- From: Colin F Reynolds <colin@bespin.demon.co.uk>
- Date: Wed, 11 Feb 1998 01:01:06 +0000
- To: w3c-wai-ig@w3.org
In article <Pine.OSF.3.96.980210225622.3087A-100000@a5.ph.gla.ac.uk>, "Alan J. Flavell" <flavell@a5.ph.gla.ac.uk> writes [An excellent summary of the purpose of ALT snipped for brevity] >It would be a complete mistake to let our choice be dominated by what one >or other browser happens to be doing today. Let's concentrate on the >functional requirement, in terms of user needs, and then we can evaluate >how well the browsers are fulfilling that requirement.
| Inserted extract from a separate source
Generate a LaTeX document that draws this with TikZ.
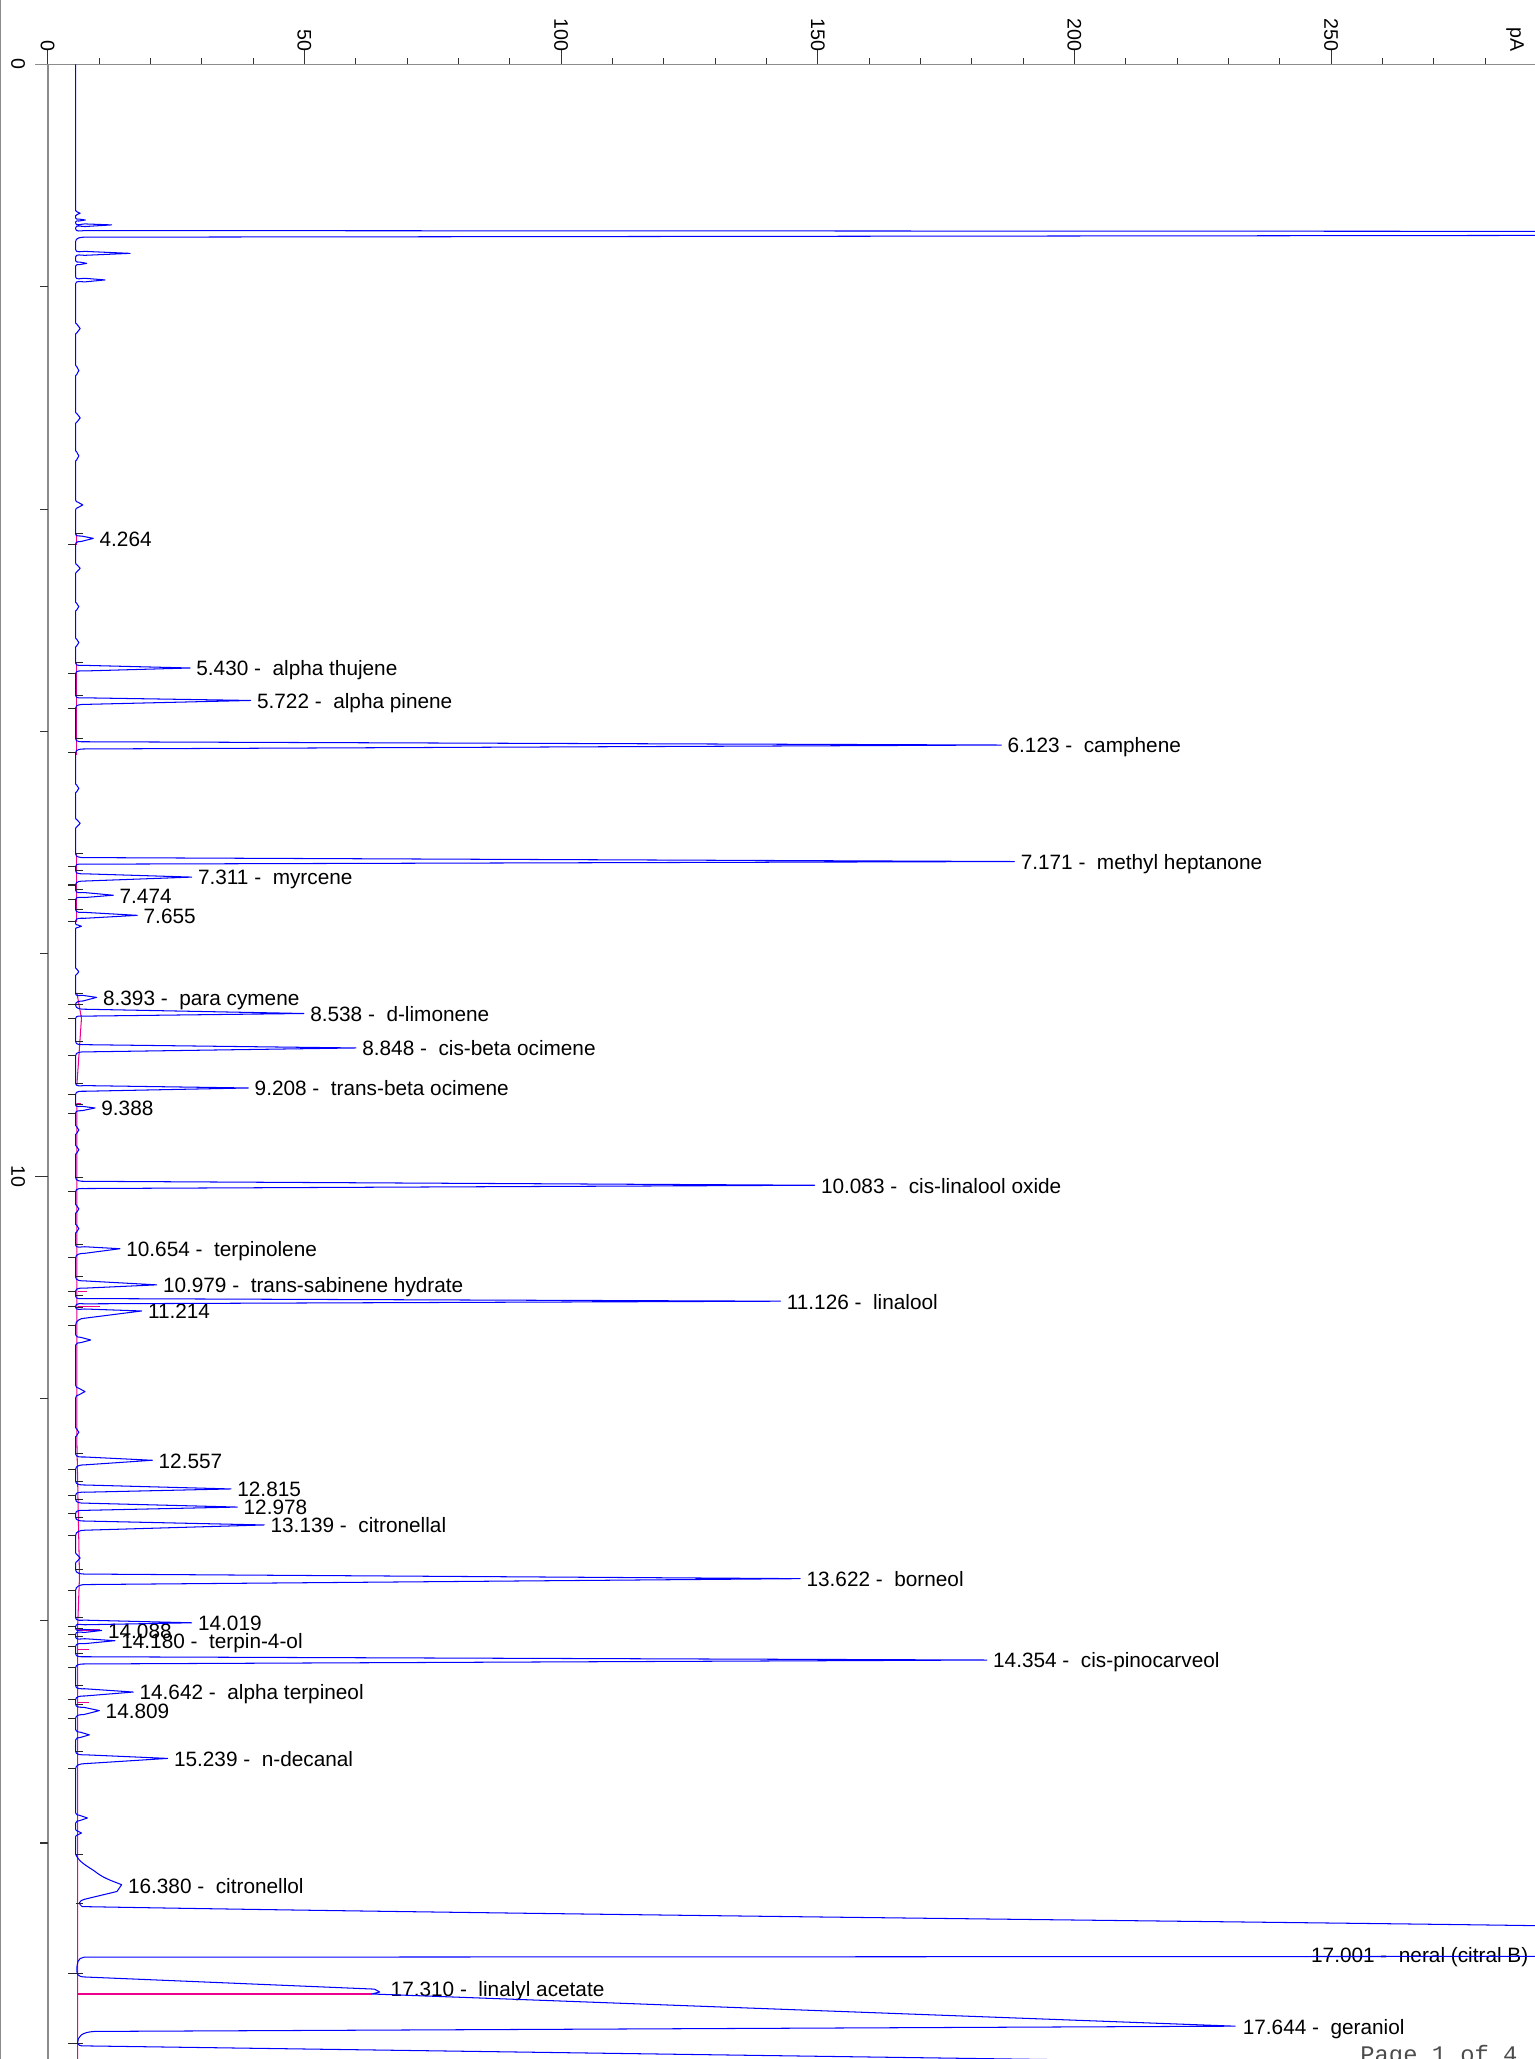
\documentclass[tikz,border=0pt]{standalone}
\usepackage{fontspec}
\setmainfont{Liberation Sans}
\newfontfamily\monofont{Liberation Mono}
\usepackage{tikz}
\usetikzlibrary{positioning}

% time/height/rise/tail/name  (x = no label, - = time only)
\def\peaklist{%
1.339/61/2/2/x,
1.400/65/1.5/1.5/x,
1.444/85/1.5/2.5/x,
1.513/3000/3/7/x,
1.700/99/3/3/x,
1.790/66/2/2/x,
1.939/80/2.5/3/x,
2.376/61/6/6/x,
2.754/60/6/6/x,
3.180/61/6/6/x,
3.522/60/6/6/x,
3.963/63/4/4/x,
4.264/71/3.5/4.5/-,
4.533/61/5/5/x,
4.878/60/5/5/x,
5.201/60/5/5/x,
5.430/144.6/4/4.5/alpha thujene,
5.722/190.8/4/6/alpha pinene,
6.123/762/5/6/camphene,
6.513/60/5/5/x,
6.827/61/5/5/x,
7.171/772/6/4/methyl heptanone,
7.311/145.9/5/6/myrcene,
7.474/86.2/4/3.5/-,
7.655/104.5/4.5/4.5/-,
7.753/62/2/2/x,
8.162/60/4/4/x,
8.393/73.6/3/5.5/para cymene,
8.538/231.3/6.5/4/d-limonene,
8.848/270.9/5/6/cis-beta ocimene,
9.208/189/3.6/5/trans-beta ocimene,
9.388/72.3/2.5/4/-,
9.586/60/5/5/x,
9.764/60/5/5/x,
10.083/620/6/5/cis-linalool oxide,
10.296/60/5/5/x,
10.473/60/5/5/x,
10.654/91.3/3/7/terpinolene,
10.979/119.2/6/5/trans-sabinene hydrate,
11.126/594/4/4/linalool,
11.214/107.8/3/11/-,
11.475/69/4/4/x,
11.939/64.7/5/5/x,
12.305/60/5/5/x,
12.557/115.9/5/7/-,
12.815/175.8/6/5/-,
12.978/180.6/6/5/-,
13.139/201.1/6/8/citronellal,
13.436/61/5/5/x,
13.622/609/7/9/borneol,
14.019/145.9/4/3/-,
14.088/77.4/1.5/3/-,
14.180/87.5/3/4.5/terpin-4-ol,
14.354/751/5/6/cis-pinocarveol,
14.642/101.4/5/6/alpha terpineol,
14.809/75.6/5/6/-,
15.027/68/4/4/x,
15.239/127.6/5.5/8/n-decanal,
15.775/66.5/4/4/x,
15.910/62/3/3/x}
\def\nolbl{x}
\def\onlytime{-}

\begin{document}
\begin{tikzpicture}[
    x=0.02cm, y=-0.02cm,
    trace/.style={draw=blue, line width=0.45pt, line join=round},
    axisline/.style={draw=black!45, line width=0.7pt},
    axistick/.style={draw=black!80, line width=0.45pt},
    intmark/.style={draw=black!85, line width=0.45pt},
    basefit/.style={draw=magenta, line width=0.45pt},
    lbl/.style={anchor=base west, inner sep=0pt, font=\fontsize{9}{10}\selectfont},
    ticklbl/.style={rotate=-90, inner sep=0pt, font=\fontsize{8.5}{10}\selectfont}
  ]

\useasboundingbox (0,0) rectangle (1168,1567);

% Axes
\draw[axisline] (0.4,0) -- (0.4,1567);
\draw[axisline] (27,49) -- (1168,49);
\draw[axisline] (36.5,49) -- (36.5,1567);
\foreach \v [evaluate=\v as \tl using {ifthenelse(mod(\v,50)==0,11,4.6)}] in {0,10,...,280}
  \draw[axistick] ({36.3+3.907*\v},49) -- ++(0,-\tl);
\foreach \v in {0,50,...,250}
  \node[ticklbl, anchor=east] (tx\v) at ({36.3+3.907*\v},39.5) {\v};
\node[ticklbl, anchor=east] (unit) at (1153,39.5) {pA};
\foreach \k/\len in {1/6,2/6,3/6,4/6,5/9.5,6/6,7/6,8/6}
  \draw[axistick] (36.5,{49+169.2*\k}) -- ++(-\len,0);
\node[ticklbl, anchor=north] (ty0) at (19.5,49) {0};
\node[ticklbl, anchor=north] (ty10) at (19.5,895) {10};

% Baseline fit
\draw[basefit] (58.5,406.6) -- (58.5,414.8);
\draw[basefit] (58.5,504.5) -- (58.5,574.5);
\draw[basefit] (58.5,649.5) -- (58.5,701.5);
\draw[basefit] (58.5,755.5) -- (62,775) -- (58.5,826);
\draw[basefit] (58.5,839.6) -- (58.5,1096) -- (60.5,1200) -- (59,1240) -- (59,1567);
\draw[basefit] (58.5,839.6) -- (62,839.6);
\draw[basefit] (59,983) -- (66,983);
\draw[basefit] (59,994.6) -- (76,994.6);
\draw[basefit] (59,1240.5) -- (76,1240.5);
\draw[basefit] (59,1255) -- (68,1255);
\draw[basefit] (59,1295.6) -- (68,1295.6);
\draw[basefit] (59,1517.5) -- (283,1517.5);

% Peak labels
\foreach \rt/\hx/\wa/\wb/\cmp [count=\i, evaluate=\rt as \yy using {49+84.6*\rt}] in \peaklist {
  \edef\tmpname{\cmp}
  \ifx\tmpname\nolbl\else
    \draw[intmark] (57.5,{\yy-\wa}) -- ++(5.5,0);
    \draw[intmark] (57.5,{\yy+\wb}) -- ++(-5.5,0);
    \ifx\tmpname\onlytime
      \node[lbl] (pk\i) at ({\hx+4.5},{\yy+6}) {\rt};
    \else
      \node[lbl] (pk\i) at ({\hx+4.5},{\yy+6}) {\rt\ -\ \ \cmp};
    \fi
  \fi
}
\node[lbl] (citronellol) at (97.1,1440.7) {16.380\ -\ \ citronellol};
\node[lbl] (neral) at (997.5,1493.3) {17.001\ -\ \ neral (citral B)};
\node[lbl] (linacet) at (297,1519.5) {17.310\ -\ \ linalyl acetate};
\node[lbl] (geraniol) at (945.5,1548) {17.644\ -\ \ geraniol};
\draw[intmark] (57.5,1411) -- ++(5.5,0);
\draw[intmark] (57.5,1449) -- ++(5.5,0);
\draw[intmark] (52,1501.6) -- ++(11,0);
\draw[intmark] (52,1555.5) -- ++(11,0);
\node[anchor=base west, inner sep=0pt, font=\monofont\fontsize{10.3}{12}\selectfont, text=black!70] (pagenum) at (1035,1569.5) {Page 1 of 4};

% Trace
\begin{scope}
\clip (0,0) rectangle (1168,1567);
\draw[trace] (57.5,49)
  \foreach \rt/\hx/\wa/\wb/\cmp [evaluate=\rt as \yy using {49+84.6*\rt}, evaluate=\hx as \mx using {57.5+min(7,0.35*(\hx-57.5))}] in \peaklist {
    -- (57.5,{\yy-\wa}) to[out=-90,in=180] ({\mx},{\yy-0.5*\wa}) -- ({\hx},{\yy})
    -- ({\mx},{\yy+0.5*\wb}) to[out=180,in=90] (57.5,{\yy+\wb})
  }
  -- (57.5,1411) .. controls (60,1417) and (66,1420) .. (72,1424)
  .. controls (78,1429) and (84,1431) .. (92.6,1434.3) -- (89,1439.5) -- (64,1445.5)
  .. controls (60,1446.5) and (59.5,1449) .. (62.5,1451)
  .. controls (400,1457) and (1000,1463) .. (1168,1465.5) -- (2800,1488) -- (64,1489.5)
  .. controls (59,1490) and (58.5,1494) .. (58.5,1500)
  .. controls (58.5,1503) and (60,1504) .. (63,1504.5) -- (285,1513.8) -- (289,1516) -- (283,1517.5)
  -- (940,1542) -- (72,1546) .. controls (62,1546.5) and (59,1550) .. (59,1555)
  .. controls (59,1556.5) and (61,1557) .. (64,1557) -- (1300,1574.5);
\end{scope}

\end{tikzpicture}
\end{document}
Not vice versa. Absolutely. Particularly as there is so much variety, and so little agreement, amongst the browser developers (as well as between versions of the same browser). We seem to be chasing ourselves around in never-ending circles. The browser developers have a view on what ALT is, or means to them, and produce a browser which renders it in a certain way. Web authors see the effects, write code accordingly, and modify their behaviour in an ever- more futile attempt to cater for the changing browser behaviour. As far as I can see this has arisen because of ambiguity in the original specification - but this ambiguity still remains unresolved. Why is it so difficult to reach a concensus on such a basic concept as ALTernative text for images? -- Colin Reynolds "I know you believe you understand what you thought I said, but I'm not sure you realize that what you heard was not what I meant!"